● **What the task requires**
Print word for word the first line of the listing below and every line after it, through the line with "for (var p = 1;". Leave out the pictures and the rest.

+++

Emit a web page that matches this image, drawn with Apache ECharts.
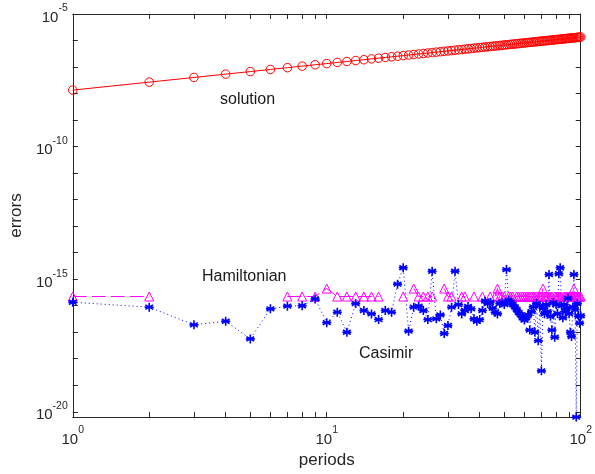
<!DOCTYPE html>
<html>
<head>
<meta charset="utf-8">
<script src="https://cdn.jsdelivr.net/npm/echarts@6/dist/echarts.min.js"></script>
<style>
html, body { margin: 0; padding: 0; background: #fff; }
#chart { width: 595px; height: 474px; }
</style>
</head>
<body>
<div id="chart"></div>
<script>
var periods = [];
for (var p = 1; p <= 100; p++) periods.push(p);

// errors
var solution = [
    1.35e-8, 2.70e-8, 4.05e-8, 5.40e-8, 6.75e-8, 8.10e-8, 9.45e-8, 1.08e-7, 1.22e-7, 1.35e-7,
    1.49e-7, 1.62e-7, 1.76e-7, 1.89e-7, 2.03e-7, 2.16e-7, 2.30e-7, 2.43e-7, 2.57e-7, 2.70e-7,
    2.84e-7, 2.97e-7, 3.11e-7, 3.24e-7, 3.38e-7, 3.51e-7, 3.65e-7, 3.78e-7, 3.92e-7, 4.05e-7,
    4.19e-7, 4.32e-7, 4.46e-7, 4.59e-7, 4.73e-7, 4.86e-7, 5.00e-7, 5.13e-7, 5.27e-7, 5.40e-7,
    5.54e-7, 5.67e-7, 5.81e-7, 5.94e-7, 6.08e-7, 6.21e-7, 6.35e-7, 6.48e-7, 6.62e-7, 6.75e-7,
    6.89e-7, 7.02e-7, 7.16e-7, 7.29e-7, 7.43e-7, 7.56e-7, 7.70e-7, 7.83e-7, 7.97e-7, 8.10e-7,
    8.24e-7, 8.37e-7, 8.51e-7, 8.64e-7, 8.78e-7, 8.91e-7, 9.05e-7, 9.18e-7, 9.32e-7, 9.45e-7,
    9.59e-7, 9.72e-7, 9.86e-7, 9.99e-7, 1.01e-6, 1.03e-6, 1.04e-6, 1.05e-6, 1.07e-6, 1.08e-6,
    1.09e-6, 1.11e-6, 1.12e-6, 1.13e-6, 1.15e-6, 1.16e-6, 1.17e-6, 1.19e-6, 1.20e-6, 1.22e-6,
    1.23e-6, 1.24e-6, 1.26e-6, 1.27e-6, 1.28e-6, 1.30e-6, 1.31e-6, 1.32e-6, 1.34e-6, 1.35e-6
];
// null = zero error (not drawn on log axes)
var hamiltonian = [
    2.22e-16, 2.22e-16, null, null, null, null, 2.22e-16, 2.22e-16, 2.22e-16, 4.44e-16,
    2.22e-16, 2.22e-16, 2.22e-16, 2.22e-16, 2.22e-16, 2.22e-16, null, null, null, 2.22e-16,
    null, 4.44e-16, 2.22e-16, 2.22e-16, 2.22e-16, 2.22e-16, null, null, 4.44e-16, 2.22e-16,
    2.22e-16, null, null, 2.22e-16, 2.22e-16, null, null, 2.22e-16, null, null,
    2.22e-16, null, null, 2.22e-16, null, 2.22e-16, 4.44e-16, 2.22e-16, 2.22e-16, 2.22e-16,
    null, 2.22e-16, 2.22e-16, 2.22e-16, null, 2.22e-16, 2.22e-16, 2.22e-16, 2.22e-16, 2.22e-16,
    2.22e-16, 2.22e-16, 2.22e-16, 2.22e-16, 2.22e-16, 2.22e-16, 2.22e-16, 2.22e-16, 2.22e-16, 2.22e-16,
    4.44e-16, 2.22e-16, 2.22e-16, 2.22e-16, 2.22e-16, 2.22e-16, 2.22e-16, null, 2.22e-16, 2.22e-16,
    2.22e-16, 2.22e-16, 2.22e-16, 2.22e-16, null, 2.22e-16, 2.22e-16, 2.22e-16, 2.22e-16, 2.22e-16,
    2.22e-16, 2.22e-16, 2.22e-16, 4.44e-16, 2.22e-16, 2.22e-16, 2.22e-16, 2.22e-16, 2.22e-16, 2.22e-16
];
var casimir = [
    1.35e-16, 8.8e-17, 1.9e-17, 2.6e-17, 5.6e-18, 7.6e-17, 9.6e-17, 1.0e-16, 1.8e-16, 2.3e-17,
    5.7e-17, 1.0e-17, 1.2e-16, 6.6e-17, 4.9e-17, 3.0e-17, 6.6e-17, 5.7e-17, 6.5e-16, 2.7e-15,
    1.1e-17, 8.8e-17, 9.6e-17, 6.6e-17, 3.0e-17, 2.0e-15, 3.2e-17, 4.5e-17, 8.9e-18, 1.8e-17,
    8.8e-17, 2.0e-15, 1.1e-16, 4.9e-17, 6.6e-17, 9.3e-17, 7.6e-17, 3.2e-17, 2.6e-17, 3.0e-17,
    6.6e-17, 1.5e-16, 1.2e-16, 1.35e-16, 8.0e-17, 5.7e-17, 4.9e-17, 1.2e-16, 1.3e-16, 1.1e-16,
    2.3e-15, 1.6e-16, 1.35e-16, 1.1e-16, 9.0e-17, 7.0e-17, 5.5e-17, 4.5e-17, 3.5e-17, 2.9e-17,
    3.5e-17, 4.5e-17, 1.2e-17, 6.0e-17, 9.0e-17, 1.0e-17, 1.2e-16, 4.8e-18, 1.0e-16, 3.5e-19,
    8.0e-17, 5.0e-17, 1.1e-16, 6.0e-17, 1.5e-15, 4.0e-17, 1.2e-17, 1.3e-16, 6.5e-18, 1.1e-16,
    5.0e-17, 1.6e-15, 2.7e-15, 1.0e-16, 3.5e-17, 1.1e-16, 6.0e-17, 8.0e-17, 1.9e-16, 5.0e-17,
    1.0e-17, 6.9e-18, 9.0e-17, 1.5e-15, 7.0e-17, 6.3e-21, 1.2e-16, 4.0e-17, 2.2e-17, 4.2e-17
];

var xTicks = [1, 2, 3, 4, 5, 6, 7, 8, 9, 10, 20, 30, 40, 50, 60, 70, 80, 90, 100];
var xLabels = [1, 10, 100];
var yTicks = [1e-20, 1e-19, 1e-18, 1e-17, 1e-16, 1e-15, 1e-14, 1e-13, 1e-12, 1e-11,
              1e-10, 1e-9, 1e-8, 1e-7, 1e-6, 1e-5];
var yLabels = [1e-20, 1e-15, 1e-10, 1e-5];
var yMin = 6.3e-21, yMax = 1e-5;

var axisColor = '#262626';
var font = 'Helvetica, Arial, "Liberation Sans", sans-serif';

function pairs(values) {
    return periods.map(function (x, i) {
        return [x, values[i] == null ? '-' : values[i]];
    });
}

function powLabel(v) {
    var e = Math.round(Math.log10(v));
    return '{b|10}{s|' + e + '}';
}

var richPow = {
    b: { fontSize: 15, fontFamily: font, color: axisColor, lineHeight: 22, verticalAlign: 'bottom' },
    s: { fontSize: 10.5, fontFamily: font, color: axisColor, verticalAlign: 'top' }
};

function xAxisOpt(pos, showLabels) {
    return {
        type: 'log', logBase: 10, position: pos, min: 1, max: 100,
        name: showLabels ? 'periods' : '', nameLocation: 'middle', nameGap: 33,
        nameTextStyle: { fontSize: 17, fontFamily: font, color: axisColor },
        axisLine: { show: true, onZero: false, lineStyle: { color: axisColor, width: 1 } },
        axisTick: { show: true, inside: true, length: 5, customValues: xTicks,
                    lineStyle: { color: axisColor, width: 1 } },
        axisLabel: { show: showLabels, customValues: xLabels, margin: 8,
                     formatter: powLabel, rich: richPow },
        splitLine: { show: false }
    };
}

function yAxisOpt(pos, showLabels) {
    return {
        type: 'log', logBase: 10, position: pos, min: yMin, max: yMax,
        name: showLabels ? 'errors' : '', nameLocation: 'middle', nameGap: 42,
        nameTextStyle: { fontSize: 17, fontFamily: font, color: axisColor },
        axisLine: { show: true, onZero: false, lineStyle: { color: axisColor, width: 1 } },
        axisTick: { show: true, inside: true, length: 5, customValues: yTicks,
                    lineStyle: { color: axisColor, width: 1 } },
        axisLabel: { show: showLabels, customValues: yLabels, margin: 5,
                     formatter: powLabel, rich: richPow },
        splitLine: { show: false }
    };
}

var asterisk = 'path://M5 0L5 10M0.7 2.5L9.3 7.5M0.7 7.5L9.3 2.5M0 5L10 5';

var chart = echarts.init(document.getElementById('chart'));
chart.setOption({
    animation: false,
    backgroundColor: '#fff',
    grid: { left: 67, right: 11, top: 14, bottom: 54 },
    xAxis: [xAxisOpt('bottom', true), xAxisOpt('top', false)],
    yAxis: [yAxisOpt('left', true), yAxisOpt('right', false)],
    series: [
        {
            name: 'solution', type: 'line', data: pairs(solution),
            showAllSymbol: true, symbol: 'circle', symbolSize: 8.5,
            lineStyle: { color: '#ff0000', width: 1 },
            itemStyle: { color: 'transparent', borderColor: '#ff0000', borderWidth: 1 }
        },
        {
            name: 'Hamiltonian', type: 'line', data: pairs(hamiltonian),
            showAllSymbol: true, symbol: 'triangle', symbolSize: 9,
            lineStyle: { color: '#ff00ff', width: 1, type: [14, 5] },
            itemStyle: { color: 'transparent', borderColor: '#ff00ff', borderWidth: 1 }
        },
        {
            name: 'Casimir', type: 'line', data: pairs(casimir),
            showAllSymbol: true, symbol: asterisk, symbolSize: 9,
            lineStyle: { color: '#0000ff', width: 1, type: [1, 3] },
            itemStyle: { color: 'transparent', borderColor: '#0000ff', borderWidth: 1.6 }
        }
    ],
    graphic: [
        { type: 'text', left: 220, top: 92,
          style: { text: 'solution', fontSize: 16, fontFamily: font, fill: '#1a1a1a' } },
        { type: 'text', left: 202, top: 269,
          style: { text: 'Hamiltonian', fontSize: 16, fontFamily: font, fill: '#1a1a1a' } },
        { type: 'text', left: 359, top: 346,
          style: { text: 'Casimir', fontSize: 16, fontFamily: font, fill: '#1a1a1a' } }
    ]
});
</script>
</body>
</html>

+++

● **Answer below**
Emit a web page that matches this image, drawn with Apache ECharts.
<!DOCTYPE html>
<html>
<head>
<meta charset="utf-8">
<script src="https://cdn.jsdelivr.net/npm/echarts@6/dist/echarts.min.js"></script>
<style>
html, body { margin: 0; padding: 0; background: #fff; }
#chart { width: 595px; height: 474px; }
</style>
</head>
<body>
<div id="chart"></div>
<script>
var periods = [];
for (var p = 1; p <= 100; p++) periods.push(p);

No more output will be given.